Given a function that returns True if two instances A and B of some class are the "same", is there an efficient way of to remove duplicates from a list?
My question is general, but the example I have in mind are networkx graphs and the function is networkx.is_isomorphic. Two graphs that have the same shape are said isomorphic, but the attributes of the two networkx.Graph instances can be different.
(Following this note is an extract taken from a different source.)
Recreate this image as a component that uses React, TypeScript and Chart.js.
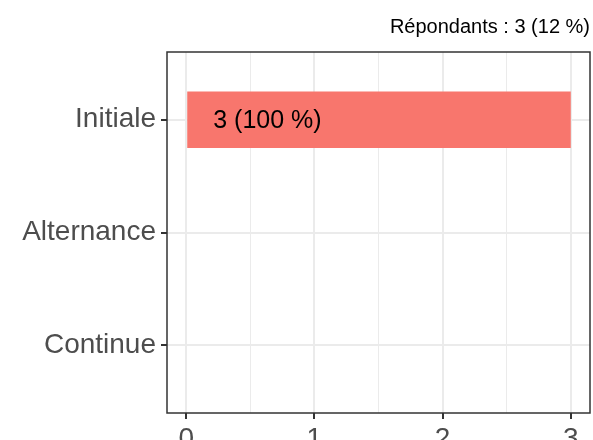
import React, { useEffect, useRef } from "react";
import { Chart, registerables } from "chart.js";

Chart.register(...registerables);

const categories = ["Initiale", "Alternance", "Continue"];
const counts = [3, 0, 0];
const percents = [100, 0, 0];
const xTicks = [0, 0.5, 1, 1.5, 2, 2.5, 3];
const subtitle = "Répondants : 3 (12 %)";

const FONT = "'Liberation Sans', Arial, Helvetica, sans-serif";

export default function App() {
  const ref = useRef<HTMLCanvasElement | null>(null);

  useEffect(() => {
    if (!ref.current) return;
    document.body.style.margin = "0";

    const overlay = {
      id: "overlay",
      afterDraw(chart: any) {
        const { ctx, chartArea } = chart;
        const xs = chart.scales.x;
        const ys = chart.scales.y;
        ctx.save();
        // panel border
        ctx.strokeStyle = "#333333";
        ctx.lineWidth = 1.5;
        ctx.strokeRect(
          chartArea.left,
          chartArea.top,
          chartArea.right - chartArea.left,
          chartArea.bottom - chartArea.top
        );
        // bar labels
        ctx.fillStyle = "#000000";
        ctx.font = `25px ${FONT}`;
        ctx.textAlign = "left";
        ctx.textBaseline = "middle";
        counts.forEach((v, i) => {
          if (v > 0) {
            const px = xs.getPixelForValue(0) + 27;
            const py = ys.getPixelForValue(i);
            ctx.fillText(`${v} (${percents[i]} %)`, px, py + 1);
          }
        });
        // subtitle
        ctx.font = `20px ${FONT}`;
        ctx.textAlign = "right";
        ctx.textBaseline = "alphabetic";
        ctx.fillStyle = "#000000";
        ctx.fillText(subtitle, 590, 33);
        ctx.restore();
      },
    };

    const chart = new Chart(ref.current, {
      type: "bar",
      data: {
        datasets: [
          {
            data: categories.map((c, i) => ({ x: counts[i], y: i })) as any,
            backgroundColor: "#F8766D",
            borderWidth: 0,
            barPercentage: 0.5,
            categoryPercentage: 1,
          },
        ],
      },
      options: {
        indexAxis: "y",
        animation: false,
        responsive: false,
        maintainAspectRatio: false,
        layout: { padding: { top: 52, right: 3, left: 0, bottom: 0 } },
        plugins: {
          legend: { display: false },
          tooltip: { enabled: false },
          title: { display: false },
        },
        scales: {
          x: {
            type: "linear",
            min: -0.15,
            max: 3.15,
            offset: false,
            afterBuildTicks: (axis: any) => {
              axis.ticks = xTicks.map((v) => ({ value: v }));
            },
            afterFit: (axis: any) => {
              axis.height = 27;
            },
            border: { display: false },
            grid: {
              offset: false,
              color: "#EBEBEB",
              lineWidth: (c: any) => (Number.isInteger(c.tick?.value) ? 2 : 1),
              drawTicks: true,
              tickLength: 6,
              tickColor: (c: any) =>
                Number.isInteger(c.tick?.value) ? "#333333" : "rgba(0,0,0,0)",
              tickWidth: 2,
            },
            ticks: {
              autoSkip: false,
              maxRotation: 0,
              padding: 3,
              color: "#4D4D4D",
              font: { family: FONT, size: 28 },
              callback: (v: any) => (Number.isInteger(v) ? String(v) : ""),
            },
          },
          y: {
            type: "linear",
            reverse: true,
            min: -0.6,
            max: 2.6,
            offset: false,
            afterBuildTicks: (axis: any) => {
              axis.ticks = categories.map((_, i) => ({ value: i }));
            },
            afterFit: (axis: any) => {
              axis.width = 167;
            },
            border: { display: false },
            grid: {
              offset: false,
              color: "#EBEBEB",
              lineWidth: 2,
              drawTicks: true,
              tickLength: 6,
              tickColor: "#333333",
              tickWidth: 2,
            },
            ticks: {
              autoSkip: false,
              padding: 5,
              color: "#4D4D4D",
              font: { family: FONT, size: 28 },
              callback: (v: any) => categories[v] ?? "",
            },
          },
        },
      },
      plugins: [overlay],
    });

    return () => chart.destroy();
  }, []);

  return (
    <div style={{ position: "absolute", left: 0, top: 0, width: 593, height: 440, background: "#fff" }}>
      <canvas ref={ref} width={593} height={440} style={{ width: 593, height: 440 }} />
    </div>
  );
}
From a list li, I want to get only graphs that have different shapes.
A solution I came up with is the following:
def check_isomorphisms(G, new_li):
for H in new_li:
if are_isomorphic(G, H):
return True
return False
def remove_isomorphisms(li):
if li == []:
return li
new_li = [li[0]]
for G in li:
if check_isomorphisms(G, new_li) is True:
continue
else:
new_li.append(G)
return new_li
In the practical example above are_isomorphic = networkx.is_isomorphic, but it is a priori independent of the particular class of objects and the precise definition of isomorphic, as long as there is a function that returns either true or false given two instances.
It is a variation of this question, but in that case two instances are the same if there attributes are the same so hashing was easy, and there was not really a need for optimisation. I'm interested in cases where "the same" is more general.
The solution I came up with works, but scales terribly with the size of the list. For about a list with 1000 elements, it takes about a minute, while it takes half an hour with 4000 elements (working with graphs and graph isomorphisms), while on the other hand building the the original list with duplicates takes a few seconds. Is there a more efficient way of doing this?